━━ Dataset content ━━

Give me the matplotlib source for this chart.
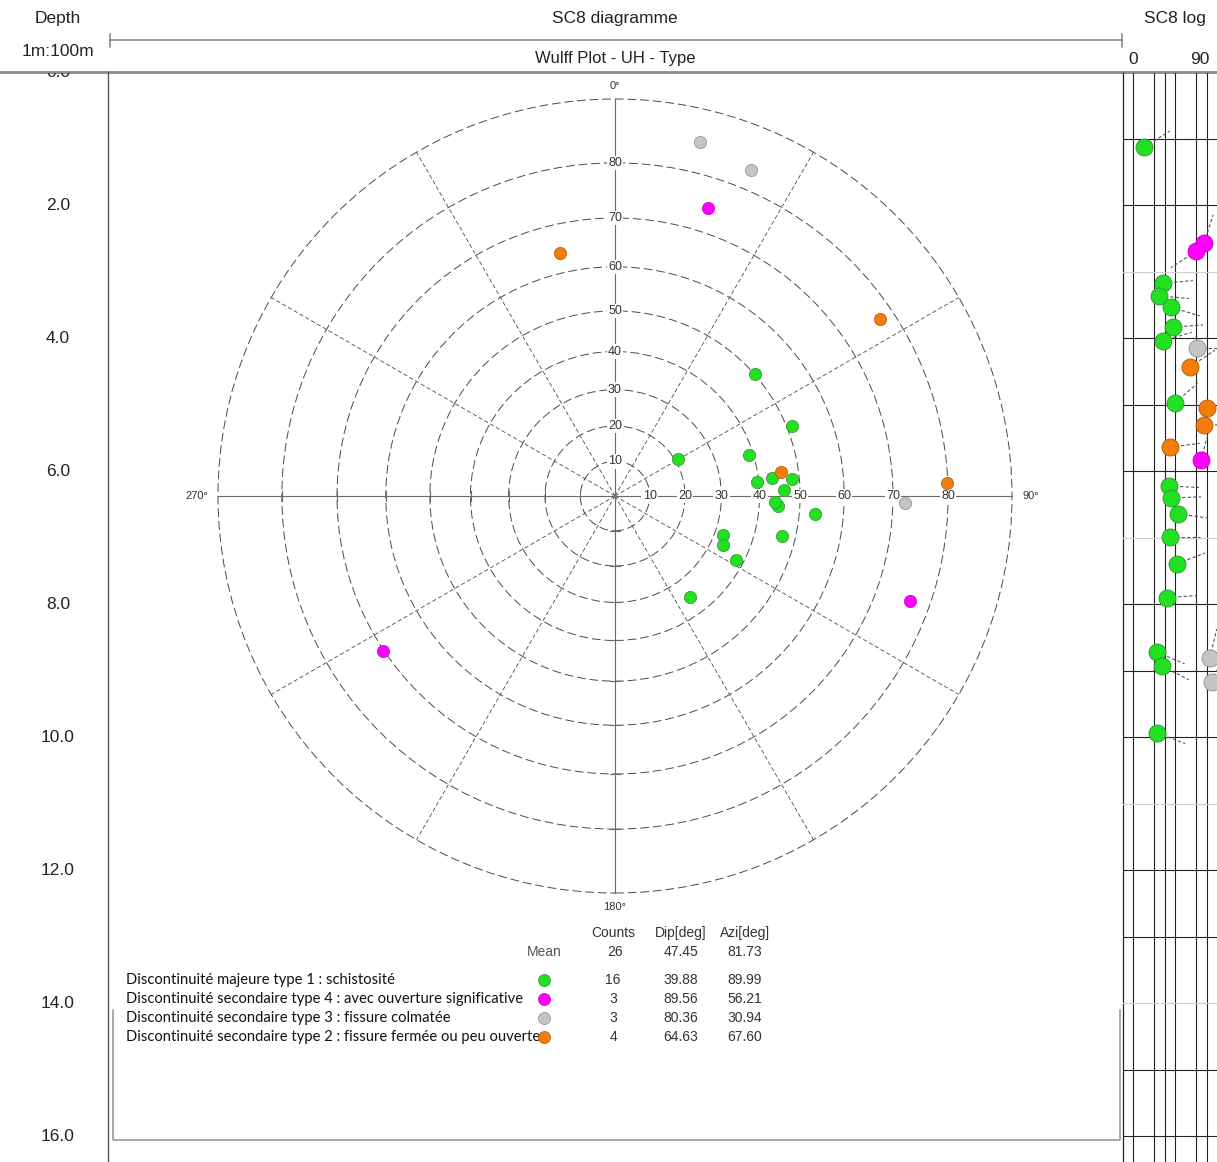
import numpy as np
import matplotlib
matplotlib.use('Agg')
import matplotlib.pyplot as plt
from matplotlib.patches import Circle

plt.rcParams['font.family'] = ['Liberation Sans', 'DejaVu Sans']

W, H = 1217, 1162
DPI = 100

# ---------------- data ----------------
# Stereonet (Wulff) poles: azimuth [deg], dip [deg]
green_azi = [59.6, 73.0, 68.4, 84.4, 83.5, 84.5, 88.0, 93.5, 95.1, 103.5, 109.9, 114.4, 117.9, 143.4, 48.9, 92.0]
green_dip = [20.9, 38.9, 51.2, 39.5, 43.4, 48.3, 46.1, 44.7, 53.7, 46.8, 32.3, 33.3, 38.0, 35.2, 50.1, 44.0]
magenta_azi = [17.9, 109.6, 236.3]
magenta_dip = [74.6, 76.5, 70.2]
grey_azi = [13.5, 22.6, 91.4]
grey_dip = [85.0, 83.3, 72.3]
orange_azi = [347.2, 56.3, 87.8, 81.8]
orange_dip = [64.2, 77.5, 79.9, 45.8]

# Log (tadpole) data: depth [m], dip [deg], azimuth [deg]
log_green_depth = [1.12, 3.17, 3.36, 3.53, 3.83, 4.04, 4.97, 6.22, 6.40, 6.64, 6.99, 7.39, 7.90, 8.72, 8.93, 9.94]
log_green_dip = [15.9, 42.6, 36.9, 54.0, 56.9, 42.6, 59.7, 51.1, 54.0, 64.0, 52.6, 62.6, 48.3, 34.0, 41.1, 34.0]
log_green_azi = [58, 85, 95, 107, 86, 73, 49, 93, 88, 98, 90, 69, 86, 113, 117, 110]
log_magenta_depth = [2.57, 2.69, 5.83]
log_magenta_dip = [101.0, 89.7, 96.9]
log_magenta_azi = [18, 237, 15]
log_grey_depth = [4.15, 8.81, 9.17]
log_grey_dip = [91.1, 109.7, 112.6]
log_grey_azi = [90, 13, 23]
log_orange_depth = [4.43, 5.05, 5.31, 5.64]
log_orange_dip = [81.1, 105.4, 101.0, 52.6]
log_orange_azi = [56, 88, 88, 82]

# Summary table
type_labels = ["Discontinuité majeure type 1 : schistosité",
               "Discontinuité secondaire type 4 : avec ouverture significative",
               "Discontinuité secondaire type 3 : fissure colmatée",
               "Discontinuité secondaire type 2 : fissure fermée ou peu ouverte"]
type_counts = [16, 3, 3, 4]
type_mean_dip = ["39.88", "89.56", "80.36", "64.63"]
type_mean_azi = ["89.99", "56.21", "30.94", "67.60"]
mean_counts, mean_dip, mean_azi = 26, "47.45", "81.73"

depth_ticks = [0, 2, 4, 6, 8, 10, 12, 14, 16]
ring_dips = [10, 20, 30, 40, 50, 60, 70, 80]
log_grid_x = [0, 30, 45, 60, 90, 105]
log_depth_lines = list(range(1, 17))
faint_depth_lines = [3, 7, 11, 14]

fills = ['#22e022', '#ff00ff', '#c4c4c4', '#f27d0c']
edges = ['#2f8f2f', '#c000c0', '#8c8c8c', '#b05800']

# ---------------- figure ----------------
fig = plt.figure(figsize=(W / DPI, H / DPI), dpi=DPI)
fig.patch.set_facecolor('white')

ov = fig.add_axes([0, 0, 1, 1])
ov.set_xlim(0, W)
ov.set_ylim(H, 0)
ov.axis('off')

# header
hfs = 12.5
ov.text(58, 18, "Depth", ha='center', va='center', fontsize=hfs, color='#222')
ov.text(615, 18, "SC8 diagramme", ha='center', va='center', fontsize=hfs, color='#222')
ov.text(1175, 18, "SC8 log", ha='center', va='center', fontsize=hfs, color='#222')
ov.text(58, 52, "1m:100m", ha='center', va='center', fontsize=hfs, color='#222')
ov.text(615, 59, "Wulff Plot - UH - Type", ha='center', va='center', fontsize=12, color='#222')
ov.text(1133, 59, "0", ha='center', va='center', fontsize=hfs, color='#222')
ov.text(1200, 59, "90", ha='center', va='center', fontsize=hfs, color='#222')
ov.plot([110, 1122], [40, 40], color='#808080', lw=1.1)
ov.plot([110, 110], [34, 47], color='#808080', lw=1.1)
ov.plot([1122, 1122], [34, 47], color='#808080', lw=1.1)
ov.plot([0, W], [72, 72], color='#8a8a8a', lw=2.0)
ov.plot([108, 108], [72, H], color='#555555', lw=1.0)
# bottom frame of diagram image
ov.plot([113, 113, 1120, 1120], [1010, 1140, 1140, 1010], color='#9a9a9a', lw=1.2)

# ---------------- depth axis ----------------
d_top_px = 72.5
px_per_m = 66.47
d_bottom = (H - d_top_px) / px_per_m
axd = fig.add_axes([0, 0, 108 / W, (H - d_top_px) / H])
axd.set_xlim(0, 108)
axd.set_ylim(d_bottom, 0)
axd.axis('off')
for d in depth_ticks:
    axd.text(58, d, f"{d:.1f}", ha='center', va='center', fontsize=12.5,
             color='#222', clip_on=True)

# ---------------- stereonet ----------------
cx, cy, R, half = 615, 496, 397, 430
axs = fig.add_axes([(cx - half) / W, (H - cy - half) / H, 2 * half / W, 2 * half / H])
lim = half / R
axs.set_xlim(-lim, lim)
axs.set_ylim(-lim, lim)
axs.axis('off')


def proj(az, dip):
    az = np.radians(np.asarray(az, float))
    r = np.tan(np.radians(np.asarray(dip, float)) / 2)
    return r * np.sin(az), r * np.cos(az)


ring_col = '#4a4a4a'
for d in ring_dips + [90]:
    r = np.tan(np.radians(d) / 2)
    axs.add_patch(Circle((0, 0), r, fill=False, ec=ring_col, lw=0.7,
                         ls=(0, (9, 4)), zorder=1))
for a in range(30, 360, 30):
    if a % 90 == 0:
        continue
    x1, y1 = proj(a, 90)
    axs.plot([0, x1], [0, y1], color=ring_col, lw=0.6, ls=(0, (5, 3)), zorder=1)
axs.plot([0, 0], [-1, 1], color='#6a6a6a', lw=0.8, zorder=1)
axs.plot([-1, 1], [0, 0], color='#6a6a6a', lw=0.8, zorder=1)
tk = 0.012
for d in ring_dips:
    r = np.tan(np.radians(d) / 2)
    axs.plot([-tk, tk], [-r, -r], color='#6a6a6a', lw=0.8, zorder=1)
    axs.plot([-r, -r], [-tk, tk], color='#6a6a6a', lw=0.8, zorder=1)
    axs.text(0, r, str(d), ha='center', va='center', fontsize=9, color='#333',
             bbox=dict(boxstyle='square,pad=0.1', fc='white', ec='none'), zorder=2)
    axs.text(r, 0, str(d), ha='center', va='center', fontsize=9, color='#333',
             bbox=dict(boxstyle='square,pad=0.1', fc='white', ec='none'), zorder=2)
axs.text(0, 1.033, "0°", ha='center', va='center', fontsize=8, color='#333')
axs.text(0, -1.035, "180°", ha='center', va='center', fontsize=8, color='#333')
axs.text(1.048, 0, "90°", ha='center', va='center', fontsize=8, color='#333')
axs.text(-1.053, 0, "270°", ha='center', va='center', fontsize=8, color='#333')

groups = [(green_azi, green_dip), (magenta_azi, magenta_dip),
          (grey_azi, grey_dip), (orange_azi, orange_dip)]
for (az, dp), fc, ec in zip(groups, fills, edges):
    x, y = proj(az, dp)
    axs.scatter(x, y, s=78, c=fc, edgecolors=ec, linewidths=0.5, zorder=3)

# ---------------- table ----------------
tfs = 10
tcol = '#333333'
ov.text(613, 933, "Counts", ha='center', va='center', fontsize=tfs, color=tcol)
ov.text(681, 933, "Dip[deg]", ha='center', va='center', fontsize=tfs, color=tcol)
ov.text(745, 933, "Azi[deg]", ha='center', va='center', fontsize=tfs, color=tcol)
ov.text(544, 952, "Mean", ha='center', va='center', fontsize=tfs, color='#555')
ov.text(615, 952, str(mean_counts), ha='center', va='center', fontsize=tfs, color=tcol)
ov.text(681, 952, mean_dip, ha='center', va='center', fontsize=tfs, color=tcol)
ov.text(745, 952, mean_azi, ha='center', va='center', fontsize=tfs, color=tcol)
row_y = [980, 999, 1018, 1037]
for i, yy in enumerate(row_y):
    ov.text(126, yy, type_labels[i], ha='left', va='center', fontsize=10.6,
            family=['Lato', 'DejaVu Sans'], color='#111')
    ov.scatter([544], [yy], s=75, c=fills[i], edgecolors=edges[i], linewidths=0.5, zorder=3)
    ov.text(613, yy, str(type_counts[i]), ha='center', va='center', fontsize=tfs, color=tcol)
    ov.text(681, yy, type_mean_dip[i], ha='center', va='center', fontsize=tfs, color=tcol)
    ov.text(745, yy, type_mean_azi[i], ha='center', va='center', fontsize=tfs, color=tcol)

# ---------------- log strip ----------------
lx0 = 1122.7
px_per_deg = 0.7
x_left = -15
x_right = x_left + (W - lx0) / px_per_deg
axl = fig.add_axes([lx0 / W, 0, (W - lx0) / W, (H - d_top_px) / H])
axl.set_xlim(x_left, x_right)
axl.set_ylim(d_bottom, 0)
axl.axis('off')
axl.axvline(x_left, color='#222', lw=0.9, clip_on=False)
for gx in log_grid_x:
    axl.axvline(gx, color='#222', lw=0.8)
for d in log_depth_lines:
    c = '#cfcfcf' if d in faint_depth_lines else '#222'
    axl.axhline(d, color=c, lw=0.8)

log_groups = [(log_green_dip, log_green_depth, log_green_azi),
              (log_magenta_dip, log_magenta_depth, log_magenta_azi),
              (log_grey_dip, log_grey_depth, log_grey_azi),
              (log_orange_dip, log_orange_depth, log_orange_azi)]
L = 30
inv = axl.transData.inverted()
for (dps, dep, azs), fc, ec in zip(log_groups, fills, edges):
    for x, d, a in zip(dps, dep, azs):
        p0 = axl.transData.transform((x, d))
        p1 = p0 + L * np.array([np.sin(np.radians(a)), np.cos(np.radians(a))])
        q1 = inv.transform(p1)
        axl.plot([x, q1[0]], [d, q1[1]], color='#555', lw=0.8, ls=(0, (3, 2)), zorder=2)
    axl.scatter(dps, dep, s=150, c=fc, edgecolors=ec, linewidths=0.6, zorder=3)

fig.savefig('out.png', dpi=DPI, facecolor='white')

━━━

## Written task
Transcribe exactly, with no pictures, the lines running from the first line of the material through the line holding "faint_depth_lines = [3, 7, 11, 14]".

## Written answer
Give me the matplotlib source for this chart.
import numpy as np
import matplotlib
matplotlib.use('Agg')
import matplotlib.pyplot as plt
from matplotlib.patches import Circle

plt.rcParams['font.family'] = ['Liberation Sans', 'DejaVu Sans']

W, H = 1217, 1162
DPI = 100

# ---------------- data ----------------
# Stereonet (Wulff) poles: azimuth [deg], dip [deg]
green_azi = [59.6, 73.0, 68.4, 84.4, 83.5, 84.5, 88.0, 93.5, 95.1, 103.5, 109.9, 114.4, 117.9, 143.4, 48.9, 92.0]
green_dip = [20.9, 38.9, 51.2, 39.5, 43.4, 48.3, 46.1, 44.7, 53.7, 46.8, 32.3, 33.3, 38.0, 35.2, 50.1, 44.0]
magenta_azi = [17.9, 109.6, 236.3]
magenta_dip = [74.6, 76.5, 70.2]
grey_azi = [13.5, 22.6, 91.4]
grey_dip = [85.0, 83.3, 72.3]
orange_azi = [347.2, 56.3, 87.8, 81.8]
orange_dip = [64.2, 77.5, 79.9, 45.8]

# Log (tadpole) data: depth [m], dip [deg], azimuth [deg]
log_green_depth = [1.12, 3.17, 3.36, 3.53, 3.83, 4.04, 4.97, 6.22, 6.40, 6.64, 6.99, 7.39, 7.90, 8.72, 8.93, 9.94]
log_green_dip = [15.9, 42.6, 36.9, 54.0, 56.9, 42.6, 59.7, 51.1, 54.0, 64.0, 52.6, 62.6, 48.3, 34.0, 41.1, 34.0]
log_green_azi = [58, 85, 95, 107, 86, 73, 49, 93, 88, 98, 90, 69, 86, 113, 117, 110]
log_magenta_depth = [2.57, 2.69, 5.83]
log_magenta_dip = [101.0, 89.7, 96.9]
log_magenta_azi = [18, 237, 15]
log_grey_depth = [4.15, 8.81, 9.17]
log_grey_dip = [91.1, 109.7, 112.6]
log_grey_azi = [90, 13, 23]
log_orange_depth = [4.43, 5.05, 5.31, 5.64]
log_orange_dip = [81.1, 105.4, 101.0, 52.6]
log_orange_azi = [56, 88, 88, 82]

# Summary table
type_labels = ["Discontinuité majeure type 1 : schistosité",
               "Discontinuité secondaire type 4 : avec ouverture significative",
               "Discontinuité secondaire type 3 : fissure colmatée",
               "Discontinuité secondaire type 2 : fissure fermée ou peu ouverte"]
type_counts = [16, 3, 3, 4]
type_mean_dip = ["39.88", "89.56", "80.36", "64.63"]
type_mean_azi = ["89.99", "56.21", "30.94", "67.60"]
mean_counts, mean_dip, mean_azi = 26, "47.45", "81.73"

depth_ticks = [0, 2, 4, 6, 8, 10, 12, 14, 16]
ring_dips = [10, 20, 30, 40, 50, 60, 70, 80]
log_grid_x = [0, 30, 45, 60, 90, 105]
log_depth_lines = list(range(1, 17))
faint_depth_lines = [3, 7, 11, 14]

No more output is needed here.